## Begin Given material

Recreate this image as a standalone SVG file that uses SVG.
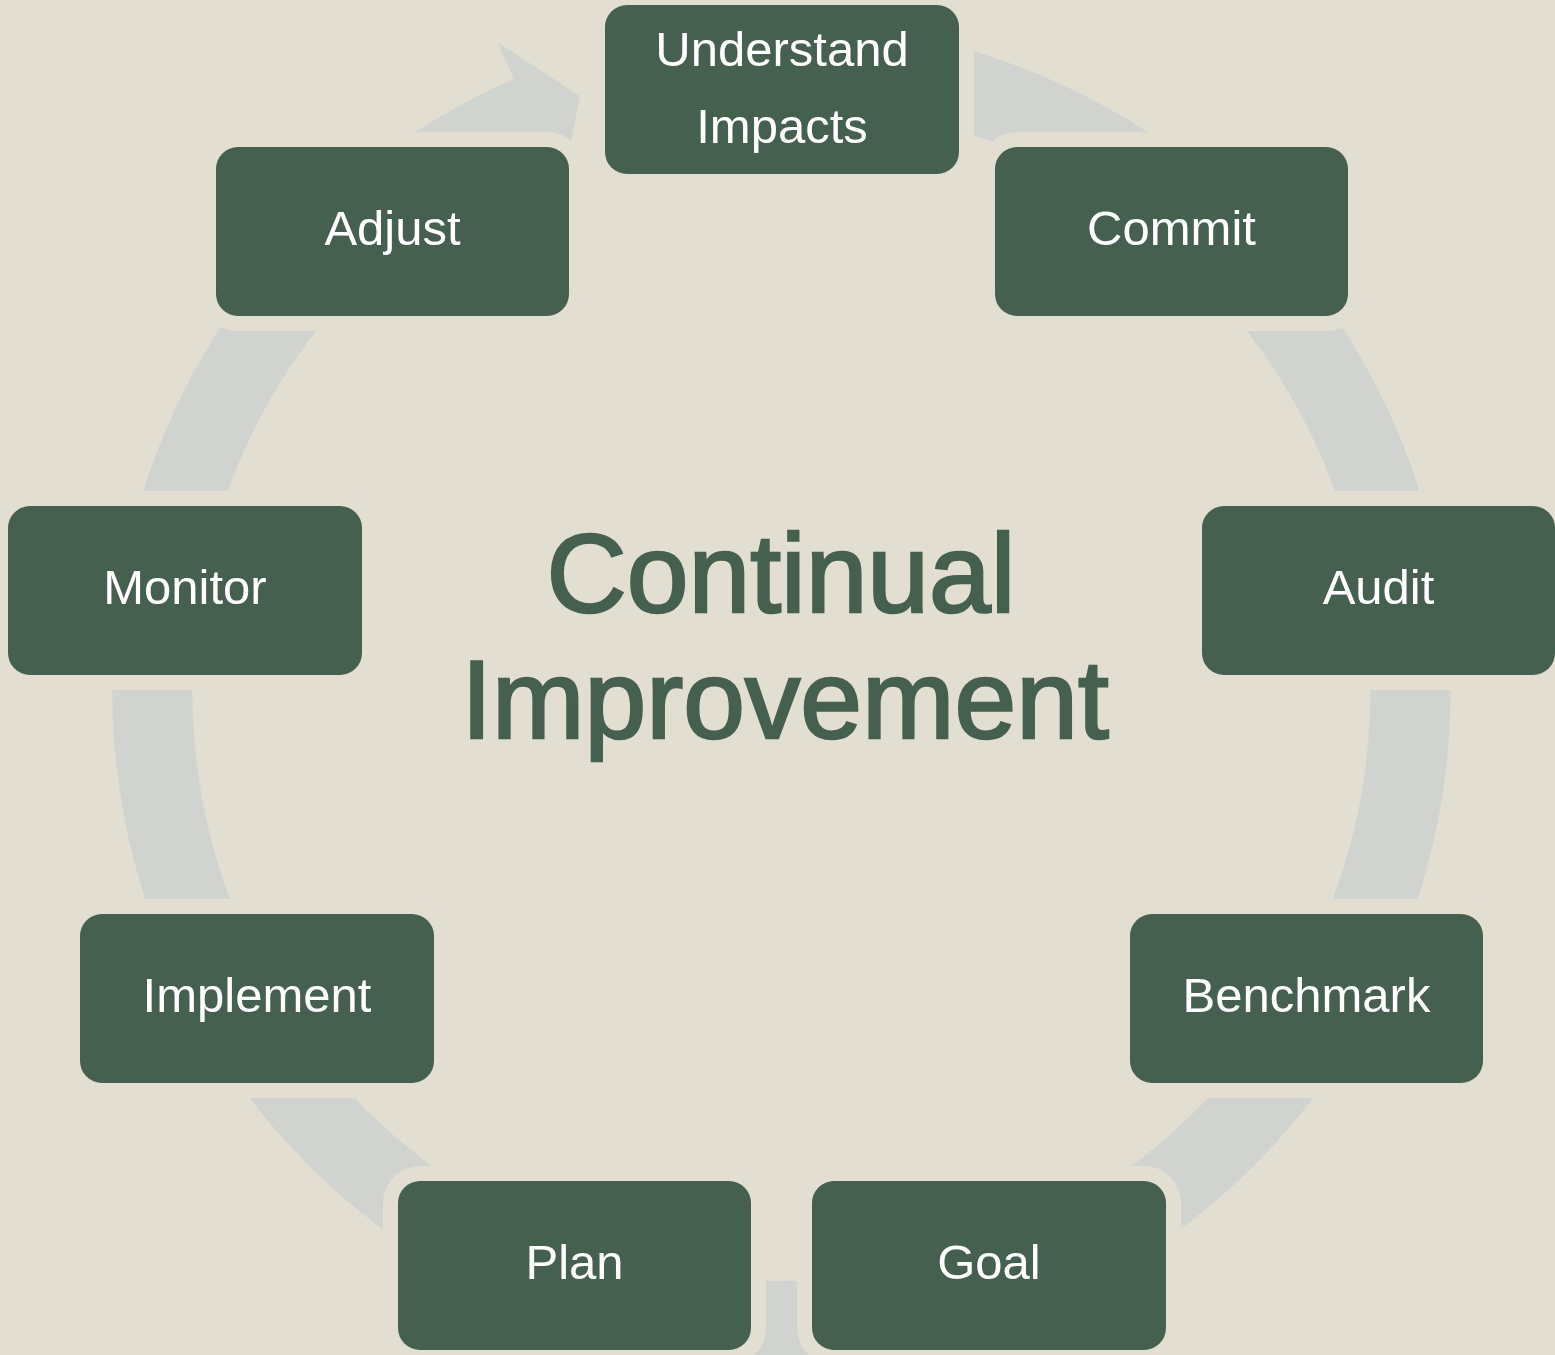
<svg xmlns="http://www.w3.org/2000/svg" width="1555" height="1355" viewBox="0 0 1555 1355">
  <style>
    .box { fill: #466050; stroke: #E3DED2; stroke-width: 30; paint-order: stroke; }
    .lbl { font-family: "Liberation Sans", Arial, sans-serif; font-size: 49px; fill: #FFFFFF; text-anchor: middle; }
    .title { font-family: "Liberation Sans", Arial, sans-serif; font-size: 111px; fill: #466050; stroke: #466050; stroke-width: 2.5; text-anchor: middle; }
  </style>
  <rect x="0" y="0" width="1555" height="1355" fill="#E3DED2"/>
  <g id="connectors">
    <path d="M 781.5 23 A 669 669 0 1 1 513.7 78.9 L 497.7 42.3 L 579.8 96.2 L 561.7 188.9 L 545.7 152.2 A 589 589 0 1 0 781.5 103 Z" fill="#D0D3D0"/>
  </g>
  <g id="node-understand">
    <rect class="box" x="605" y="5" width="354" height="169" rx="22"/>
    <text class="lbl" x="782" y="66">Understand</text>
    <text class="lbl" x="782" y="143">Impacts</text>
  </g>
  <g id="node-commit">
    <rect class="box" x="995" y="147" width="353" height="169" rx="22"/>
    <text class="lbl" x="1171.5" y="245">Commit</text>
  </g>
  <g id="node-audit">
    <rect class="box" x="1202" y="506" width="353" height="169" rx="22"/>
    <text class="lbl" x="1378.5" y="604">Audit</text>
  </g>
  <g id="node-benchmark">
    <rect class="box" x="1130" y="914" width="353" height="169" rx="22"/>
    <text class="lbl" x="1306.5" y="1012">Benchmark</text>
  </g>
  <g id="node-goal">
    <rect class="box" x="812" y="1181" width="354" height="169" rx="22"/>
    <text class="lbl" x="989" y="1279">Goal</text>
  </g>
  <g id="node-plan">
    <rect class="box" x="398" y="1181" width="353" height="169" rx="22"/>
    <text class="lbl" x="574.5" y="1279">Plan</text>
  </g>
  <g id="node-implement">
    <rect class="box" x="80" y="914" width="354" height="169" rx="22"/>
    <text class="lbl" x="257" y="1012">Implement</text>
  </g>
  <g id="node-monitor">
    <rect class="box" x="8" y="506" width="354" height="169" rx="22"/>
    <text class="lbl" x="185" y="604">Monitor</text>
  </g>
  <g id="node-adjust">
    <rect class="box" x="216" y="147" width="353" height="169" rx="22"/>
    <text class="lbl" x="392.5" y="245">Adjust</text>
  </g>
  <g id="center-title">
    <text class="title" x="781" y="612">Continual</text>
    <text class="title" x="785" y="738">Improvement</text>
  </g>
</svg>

## End Given material

_Problem to solve_: Would you set down the listing exactly, omitting pictures?

_Output_:
Recreate this image as a standalone SVG file that uses SVG.
<svg xmlns="http://www.w3.org/2000/svg" width="1555" height="1355" viewBox="0 0 1555 1355">
  <style>
    .box { fill: #466050; stroke: #E3DED2; stroke-width: 30; paint-order: stroke; }
    .lbl { font-family: "Liberation Sans", Arial, sans-serif; font-size: 49px; fill: #FFFFFF; text-anchor: middle; }
    .title { font-family: "Liberation Sans", Arial, sans-serif; font-size: 111px; fill: #466050; stroke: #466050; stroke-width: 2.5; text-anchor: middle; }
  </style>
  <rect x="0" y="0" width="1555" height="1355" fill="#E3DED2"/>
  <g id="connectors">
    <path d="M 781.5 23 A 669 669 0 1 1 513.7 78.9 L 497.7 42.3 L 579.8 96.2 L 561.7 188.9 L 545.7 152.2 A 589 589 0 1 0 781.5 103 Z" fill="#D0D3D0"/>
  </g>
  <g id="node-understand">
    <rect class="box" x="605" y="5" width="354" height="169" rx="22"/>
    <text class="lbl" x="782" y="66">Understand</text>
    <text class="lbl" x="782" y="143">Impacts</text>
  </g>
  <g id="node-commit">
    <rect class="box" x="995" y="147" width="353" height="169" rx="22"/>
    <text class="lbl" x="1171.5" y="245">Commit</text>
  </g>
  <g id="node-audit">
    <rect class="box" x="1202" y="506" width="353" height="169" rx="22"/>
    <text class="lbl" x="1378.5" y="604">Audit</text>
  </g>
  <g id="node-benchmark">
    <rect class="box" x="1130" y="914" width="353" height="169" rx="22"/>
    <text class="lbl" x="1306.5" y="1012">Benchmark</text>
  </g>
  <g id="node-goal">
    <rect class="box" x="812" y="1181" width="354" height="169" rx="22"/>
    <text class="lbl" x="989" y="1279">Goal</text>
  </g>
  <g id="node-plan">
    <rect class="box" x="398" y="1181" width="353" height="169" rx="22"/>
    <text class="lbl" x="574.5" y="1279">Plan</text>
  </g>
  <g id="node-implement">
    <rect class="box" x="80" y="914" width="354" height="169" rx="22"/>
    <text class="lbl" x="257" y="1012">Implement</text>
  </g>
  <g id="node-monitor">
    <rect class="box" x="8" y="506" width="354" height="169" rx="22"/>
    <text class="lbl" x="185" y="604">Monitor</text>
  </g>
  <g id="node-adjust">
    <rect class="box" x="216" y="147" width="353" height="169" rx="22"/>
    <text class="lbl" x="392.5" y="245">Adjust</text>
  </g>
  <g id="center-title">
    <text class="title" x="781" y="612">Continual</text>
    <text class="title" x="785" y="738">Improvement</text>
  </g>
</svg>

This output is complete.